独立することで、時間や場所に縛られない柔軟な働き方を実現でき、さらに、十分な実績と信頼を築ければ、収入面でも大きな成長が期待できます。ただし、独立当初は収入が不安定になる可能性もあるため、事業計画や資金計画をしっかりと立てて臨みましょう。
人材コンサルタントへの転職成功のコツ
最後に、人材コンサルタントへの転職成功のコツについて解説しましょう。
- 自己分析を徹底的に行う
- 人材コンサル専門の転職エージェントを利用する
①自己分析を徹底的に行う
人材コンサルタントへの転職を成功させるには、自分自身を正しく理解することが重要です。自身の強みや弱み、価値観、キャリアの方向性を明確にすることで、面接でも自信を持って話せるようになります。
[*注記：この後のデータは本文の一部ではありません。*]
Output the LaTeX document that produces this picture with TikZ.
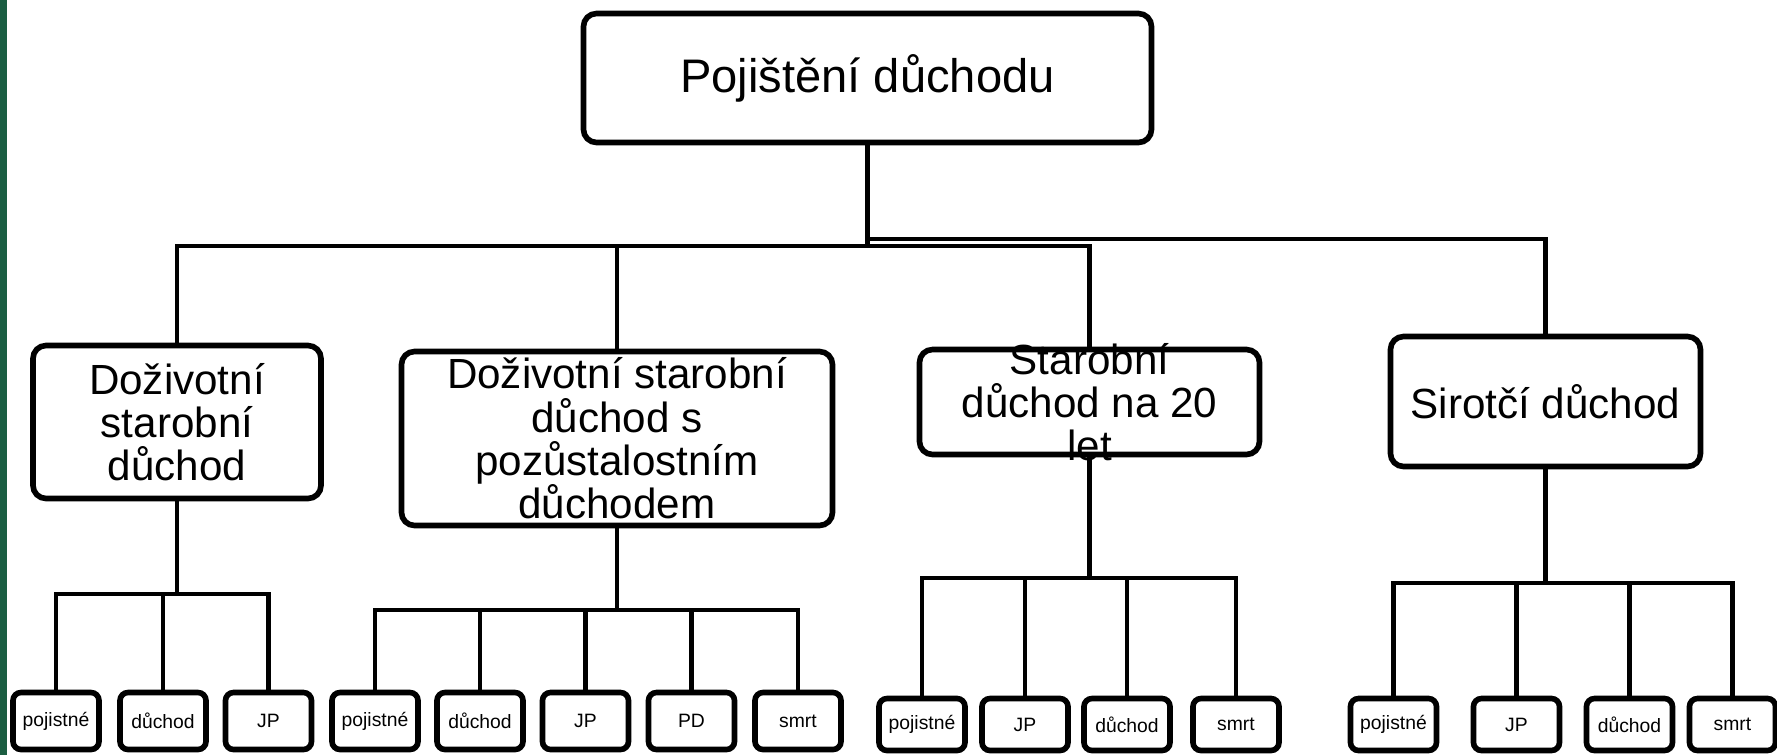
\documentclass[tikz,border=0pt]{standalone}
\usepackage{fontspec}
\setmainfont{Liberation Sans}
\usepackage{xcolor}
\usepackage{tikz}
\definecolor{slidegreen}{HTML}{1B5E42}

\begin{document}
\begin{tikzpicture}[
  ubox/.style={draw, line width=1.6pt, rounded corners=0.13cm, inner sep=0pt, align=center},
  rootbox/.style={ubox, minimum width=5.68cm, minimum height=1.29cm, font=\fontsize{13.4}{16}\selectfont},
  midbox/.style={ubox, font=\fontsize{12}{12.3}\selectfont},
  leafbox/.style={ubox, rounded corners=0.08cm, minimum width=0.86cm, minimum height=0.57cm, font=\fontsize{5.5}{6}\selectfont},
  lowleaf/.style={leafbox, minimum height=0.52cm},
  link/.style={line width=1.4pt}
]
\useasboundingbox (0,0) rectangle (17.77,-7.55);
\fill[slidegreen] (0,0) rectangle (0.065,-7.55);

\node[rootbox] (root) at (8.675,-0.78) {Pojištění důchodu};

\node[midbox, minimum width=2.88cm, minimum height=1.53cm] (dsd) at (1.77,-4.22) {Doživotní\\starobní\\důchod};
\node[midbox, minimum width=4.31cm, minimum height=1.74cm] (dsp) at (6.17,-4.385) {Doživotní starobní\\důchod s\\pozůstalostním\\důchodem};
\node[midbox, minimum width=3.40cm, minimum height=1.05cm] (sd20) at (10.895,-4.02) {};
\node[align=center, inner sep=0pt, font=\fontsize{12}{12.3}\selectfont] (sd20txt) at (sd20) {Starobní\\důchod na 20\\let};
\node[midbox, minimum width=3.10cm, minimum height=1.30cm] (sir) at (15.455,-4.015) {Sirotčí důchod};

\coordinate (rj) at (8.675,-2.46);
\coordinate (rj2) at (8.675,-2.39);
\draw[link] (root) -- (rj);
\draw[link] (rj) -| (dsd.north);
\draw[link] (rj) -| (dsp.north);
\draw[link] (rj) -| (sd20.north);
\draw[link] (rj2) -| (sir.north);

\node[leafbox] (p1) at (0.56,-7.21) {pojistné};
\node[leafbox] (d1) at (1.63,-7.21) {důchod};
\node[leafbox] (jp1) at (2.685,-7.21) {JP};
\coordinate (j1) at (1.77,-5.94);
\draw[link] (dsd) -- (j1);
\draw[link] (j1) -| (p1);
\draw[link] (j1) -| (d1);
\draw[link] (j1) -| (jp1);

\node[leafbox] (p2) at (3.75,-7.21) {pojistné};
\node[leafbox] (d2) at (4.80,-7.21) {důchod};
\node[leafbox] (jp2) at (5.855,-7.21) {JP};
\node[leafbox] (pd2) at (6.915,-7.21) {PD};
\node[leafbox] (sm2) at (7.98,-7.21) {smrt};
\coordinate (j2) at (6.17,-6.10);
\draw[link] (dsp) -- (j2);
\draw[link] (j2) -| (p2);
\draw[link] (j2) -| (d2);
\draw[link] (j2) -| (jp2);
\draw[link] (j2) -| (pd2);
\draw[link] (j2) -| (sm2);

\node[lowleaf] (p3) at (9.22,-7.245) {pojistné};
\node[lowleaf] (jp3) at (10.25,-7.245) {JP};
\node[lowleaf] (d3) at (11.27,-7.245) {důchod};
\node[lowleaf] (sm3) at (12.36,-7.245) {smrt};
\coordinate (j3) at (10.895,-5.78);
\draw[link] (sd20) -- (j3);
\draw[link] (j3) -| (p3);
\draw[link] (j3) -| (jp3);
\draw[link] (j3) -| (d3);
\draw[link] (j3) -| (sm3);

\node[lowleaf] (p4) at (13.935,-7.245) {pojistné};
\node[lowleaf] (jp4) at (15.165,-7.245) {JP};
\node[lowleaf] (d4) at (16.295,-7.245) {důchod};
\node[lowleaf] (sm4) at (17.325,-7.245) {smrt};
\coordinate (j4) at (15.455,-5.83);
\draw[link] (sir) -- (j4);
\draw[link] (j4) -| (p4);
\draw[link] (j4) -| (jp4);
\draw[link] (j4) -| (d4);
\draw[link] (j4) -| (sm4);
\end{tikzpicture}
\end{document}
ただし、自分一人で客観的に評価するのは案外難しく、自分の希望や理想を反映させるケースも少なくありません。ここで重要なのは、自己分析の限界を認識し、他者の視点を取り入れることです。
第三者目線での評価は、自分自身の市場価値を正確に把握し、より的確なキャリアプランを構築します。具体的かつ効果的な戦略を立てるためにも、積極的に他者の意見に耳を傾け、自身の評価に取り入れましょう。
②人材コンサル専門の転職エージェントを利用する
第三者の視点を得る手段として、人材コンサル業界に精通した転職エージェントの利用もおすすめです。
自分自分が転職したい業界のサービスを使うことに抵抗を感じる方がいるかもしれませんが、転職エージェントは業界の最新動向や求められるスキルを熟知しており、適切なアドバイスを提供してくれます。
また、履歴書や職務経歴書の添削、面接対策なども受けられるため、転職成功率を高めたい方にとってもおすすめのサービスです。ぜひ、自分の強みを最大限に活かせるキャリアを見つけるためにも、エージェントからのフィードバックを活用してみてください。
コンサル人材についてまとめ
人材コンサルタントは、クライアント企業と求職者をつなぐ重要な役割を担い、やりがいが大きい魅力的な職種です。業務量の多さや数字目標のプレッシャーでハードな一面もありますが、対人関係が得意な方であれば比較的スムーズに活躍できるでしょう。
転職成功には徹底的な自己分析と専門エージェントの活用が重要になります。ぜひ自分の強み・弱みを明確に把握したうえで、未来を大きく開く新たなキャリアを築いてください。